Why does everything get sucked out of an airliner when someone opens the door? This class will answer this question and many more about airplanes, rockets, weather, and aviation careers. We will build model airplanes and rockets, go on several aviation related field trips, and study the science behind the miracle of flight! Some field trips require long walks outdoors. This will be a hands on class - it is for students that want to participate.
In this class, students will have the opportunity to hike the Duluth section of the Superior Hiking Trail. Starting at the Grand Portage trail head in Jay Cooke State Park and ending at the State Trail parking lot on Martin Road, students will hike all 41 miles of the Superior Hiking Trail that weave through the hillside and streets of Duluth. Daily hikes will range from 6 to 9 miles. Although we won't do any camping, we will be spending full days out on the trail, so students must be prepared for moderate to difficult hiking and dress appropriately for late spring in Duluth. Sturdy foot wear and wind and/or rain-resistant jackets are a must. Don't miss this opportunity to enjoy trails that many Harbor City students helped build during past symposiums!
Sun Tzu says, “All men can see these tactics whereby I conquer, but what none can see is the strategy out of which victory is evolved.” This course will cover military strategies of some of the greatest battles the world has ever witnessed. Through lectures and videos, we will uncover the techniques that were used and then will head over to Bayfront to reenact them.

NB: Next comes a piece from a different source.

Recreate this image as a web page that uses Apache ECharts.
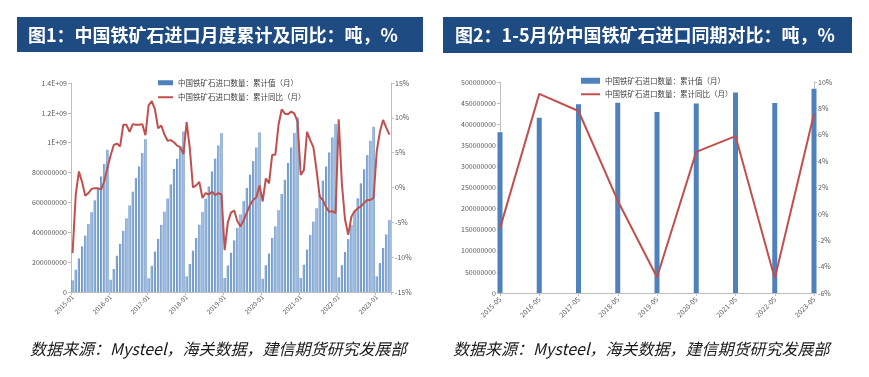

Ride your bicycle out to the end of park point each morning and then spend the day sailing. You can learn everything from basic knot tying to advanced racing tactics. We will learn sailing fundamentals in one-person, one-sail boats. We will also sail 5-6 person keel boats, where you will learn crew positions and be ready to sail with Duluth Yacht Club’s Wednesday night series. Also note: Students will need to pass a basic swimming test to continue in the class beyond day one. Students will need a swimming suit on the first day and will need a bicycle (Tom may be able to help you find one to borrow).

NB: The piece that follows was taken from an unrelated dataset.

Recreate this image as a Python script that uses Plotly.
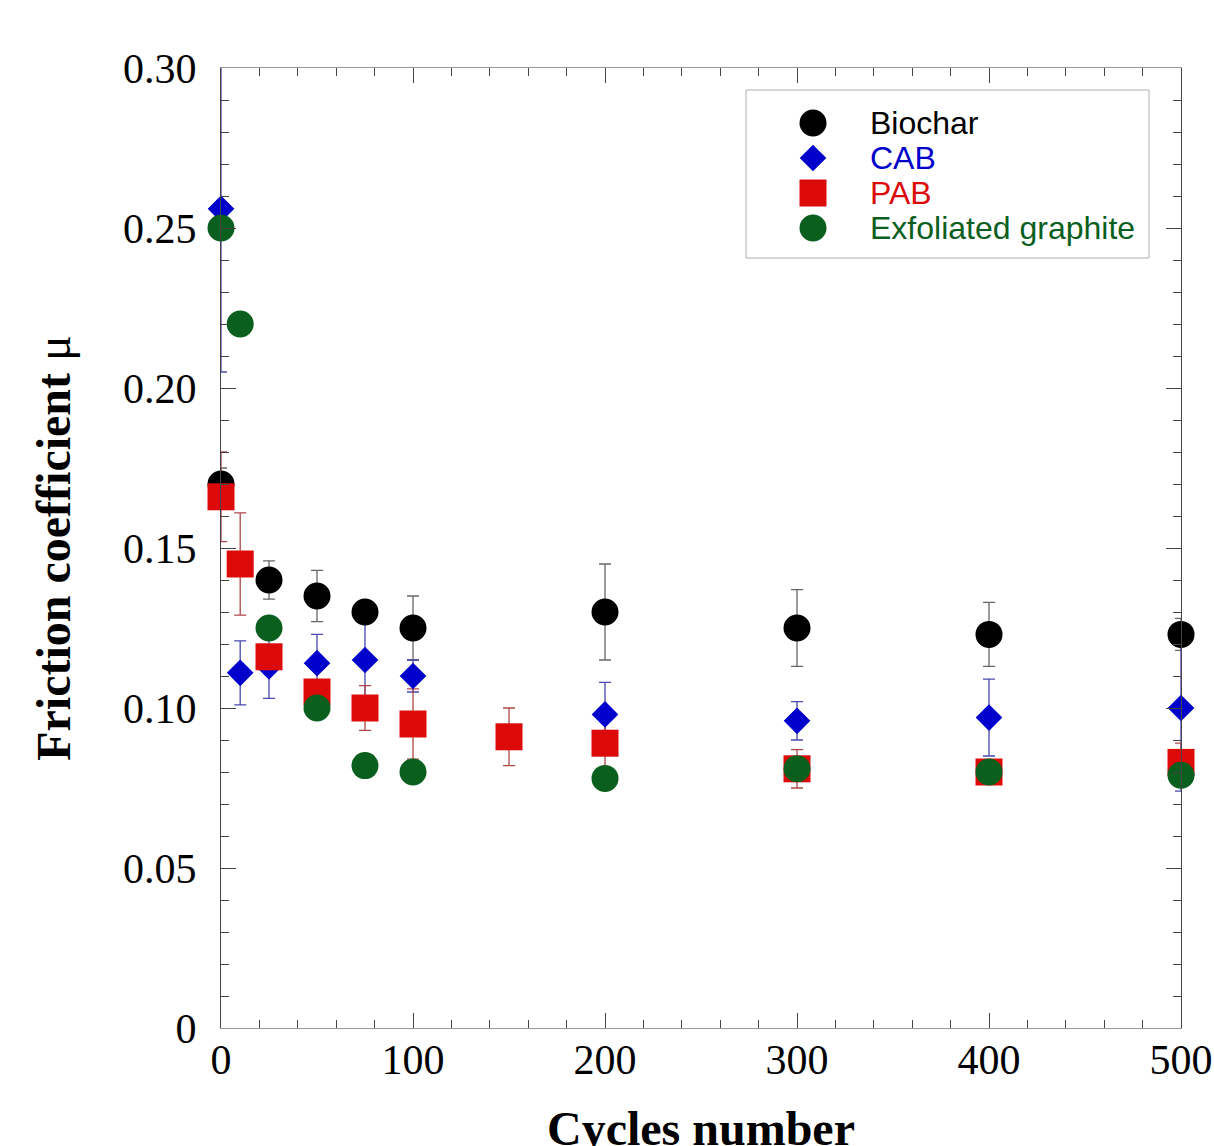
import plotly.graph_objects as go

# ---------------- data ----------------
series_names = ["Biochar", "CAB", "PAB", "Exfoliated graphite"]

cycles_biochar = [0, 25, 50, 75, 100, 200, 300, 400, 500]
mu_biochar = [0.170, 0.140, 0.135, 0.130, 0.125, 0.130, 0.125, 0.123, 0.123]
err_biochar = [0.005, 0.006, 0.008, 0.0, 0.010, 0.015, 0.012, 0.010, 0.005]

cycles_cab = [0, 10, 25, 50, 75, 100, 200, 300, 400, 500]
mu_cab = [0.256, 0.111, 0.113, 0.114, 0.115, 0.110, 0.098, 0.096, 0.097, 0.100]
err_cab = [0.051, 0.010, 0.010, 0.009, 0.012, 0.005, 0.010, 0.006, 0.012, 0.026]

cycles_pab = [0, 10, 25, 50, 75, 100, 150, 200, 300, 400, 500]
mu_pab = [0.166, 0.145, 0.116, 0.105, 0.100, 0.095, 0.091, 0.089, 0.081, 0.080, 0.083]
err_pab = [0.014, 0.016, 0.0, 0.0, 0.007, 0.011, 0.009, 0.008, 0.006, 0.003, 0.006]

cycles_eg = [0, 10, 25, 50, 75, 100, 200, 300, 400, 500]
mu_eg = [0.250, 0.220, 0.125, 0.100, 0.082, 0.080, 0.078, 0.081, 0.080, 0.079]

x_tickvals = [0, 100, 200, 300, 400, 500]
x_ticktext = ["0", "100", "200", "300", "400", "500"]
y_tickvals = [0, 0.05, 0.10, 0.15, 0.20, 0.25, 0.30]
y_ticktext = ["0", "0.05", "0.10", "0.15", "0.20", "0.25", "0.30"]

x_title = "<b>Cycles number</b>"
y_title = "<b>Friction coefficient</b> μ"

# ---------------- styles ----------------
colors = ["#000000", "#0000CC", "#DD0A0A", "#0A5E1E"]
err_colors = ["#666666", "#4848B0", "#B04848", None]
symbols = ["circle", "diamond", "square", "circle"]
sizes = [27, 20.5, 27, 27]

data = [
    (cycles_biochar, mu_biochar, err_biochar),
    (cycles_cab, mu_cab, err_cab),
    (cycles_pab, mu_pab, err_pab),
    (cycles_eg, mu_eg, None),
]

fig = go.Figure()

# error bars first (clipped to the plot area), below all markers
for (xs, ys, es), ec in zip(data, err_colors):
    if es is None:
        continue
    fig.add_trace(go.Scatter(
        x=xs, y=ys, mode="markers",
        marker=dict(size=1, opacity=0),
        error_y=dict(type="data", array=es, visible=True,
                     color=ec, thickness=1.3, width=6),
        showlegend=False, hoverinfo="skip", cliponaxis=True,
    ))

# markers
for (xs, ys, es), name, c, s, sz in zip(data, series_names, colors, symbols, sizes):
    fig.add_trace(go.Scatter(
        x=xs, y=ys, mode="markers", name=name,
        marker=dict(color=c, symbol=s, size=sz, line=dict(width=0)),
        showlegend=False, cliponaxis=False,
    ))

# ---------------- layout geometry ----------------
FIG_W, FIG_H = 1214, 1146
L, T, W, H = 221, 68, 960, 960  # plot area in page pixels


def px(xp):
    return (xp - L) / W


def py(yp):
    return (T + H - yp) / H


shapes = [dict(type="rect", xref="paper", yref="paper",
               x0=px(746), x1=px(1149), y0=py(258), y1=py(90),
               line=dict(color="#B0B0B0", width=1), fillcolor="white", layer="above")]
annotations = []
row_y = [123, 158, 193, 228]
mx = px(813)
for name, c, s, sz, ry in zip(series_names, colors, symbols, sizes, row_y):
    yy = py(ry)
    if s == "circle":
        shapes.append(dict(type="circle", xref="paper", yref="paper",
                           xsizemode="pixel", ysizemode="pixel",
                           xanchor=mx, yanchor=yy, x0=-13.5, x1=13.5, y0=-13.5, y1=13.5,
                           fillcolor=c, line=dict(width=0), layer="above"))
    elif s == "square":
        shapes.append(dict(type="rect", xref="paper", yref="paper",
                           xsizemode="pixel", ysizemode="pixel",
                           xanchor=mx, yanchor=yy, x0=-13.5, x1=13.5, y0=-13.5, y1=13.5,
                           fillcolor=c, line=dict(width=0), layer="above"))
    else:
        d = 13.3
        shapes.append(dict(type="path", xref="paper", yref="paper",
                           xsizemode="pixel", ysizemode="pixel",
                           xanchor=mx, yanchor=yy,
                           path=f"M 0,{-d} L {d},0 L 0,{d} L {-d},0 Z",
                           fillcolor=c, line=dict(width=0), layer="above"))
    annotations.append(dict(xref="paper", yref="paper", x=px(868), y=yy,
                            xanchor="left", yanchor="middle", showarrow=False,
                            text=name,
                            font=dict(family="Liberation Sans, Arial", size=32, color=c)))

# x axis title as an annotation so it can sit partly below the page edge
annotations.append(dict(xref="paper", yref="paper", x=0.5, y=py(1128),
                        xanchor="center", yanchor="middle", showarrow=False,
                        text=x_title,
                        font=dict(family="Liberation Serif, Times New Roman", size=48, color="black")))

axis_common = dict(
    ticks="inside", mirror="ticks", showline=True, linewidth=1,
    showgrid=False, zeroline=False, tickwidth=1, ticklen=15,
    tickcolor="#444444",
    tickfont=dict(family="Liberation Serif, Times New Roman", size=42, color="black"),
)

fig.update_layout(
    width=FIG_W, height=FIG_H,
    margin=dict(l=L, r=FIG_W - L - W, t=T, b=FIG_H - T - H, autoexpand=False),
    plot_bgcolor="white", paper_bgcolor="white",
    showlegend=False,
    shapes=shapes, annotations=annotations,
    xaxis=dict(
        range=[0, 500], tickvals=x_tickvals, ticktext=x_ticktext,
        linecolor="#999999",
        minor=dict(ticks="inside", dtick=20, tick0=0, ticklen=8, tickcolor="#444444", tickwidth=1),
        ticklabelstandoff=-5,
        automargin=False,
        **axis_common,
    ),
    yaxis=dict(
        range=[0, 0.30], tickvals=y_tickvals, ticktext=y_ticktext,
        linecolor="#444444",
        minor=dict(ticks="inside", dtick=0.01, tick0=0, ticklen=8, tickcolor="#444444", tickwidth=1),
        ticklabelstandoff=15,
        title=dict(text=y_title, standoff=37,
                   font=dict(family="Liberation Serif, Times New Roman", size=48, color="black")),
        automargin=False,
        **axis_common,
    ),
)

fig.write_html(
    "out.html",
    config={"displayModeBar": False},
    post_script="document.body.style.margin='0px';document.body.style.overflow='hidden';",
)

Warm up and stretch out! Then. . . .LaCrosse. Soccer. Kickball. Hiking. Inner Tube Water Polo. Geocaching. Ultimate Frisbee. Frisbee Golf. Rugby. Gymnastics. Dodgeball. Cool down, stretch out. . . Repeat! Get fit, get strong, have fun. Something new everyday!
Cooking for yourself and others is a skill that brings much satisfaction. Planning, preparing, and enjoying homemade meals and baked goods can help you:
Not only will we learn the basics of cooking and baking as well as the nutritional benefits of homemade food, but we will also discuss and learn to plan meals for special occasions (holidays, birthdays, celebrations), people with special dietary restrictions, and people on a budget. On most days, your lunch and snacks will be the meals and baked goods that we make. There is a $10 fee to cover the food expenses for this class. See Ms. Kivisto if this is a problem.
Are you interested in volunteering to help out in Duluth? In this class, we will do a variety of activities. These possibly include helping Habitat for Humanity, mulching, weeding, picking up trash, watering flowers, and maintaining trails. If weather prohibits this work, we will find indoor ways of being helpful. Come to class ready to work hard and enjoy the outdoors all day!
African Music Ensemble members will perform at schools, businesses, and parks on this six day tour of our community. Given the rigorous performance schedule of this course, students must be current Ensemble members or have already taken Groovin’ in Ghana to take this course.
Learn more about Hispanic culture through art. Discover art forms and artists through investigation and creation. Research various artists and/or art forms of choice and create various projects such as paper mache, glass mosaics, and Amate bark paintings.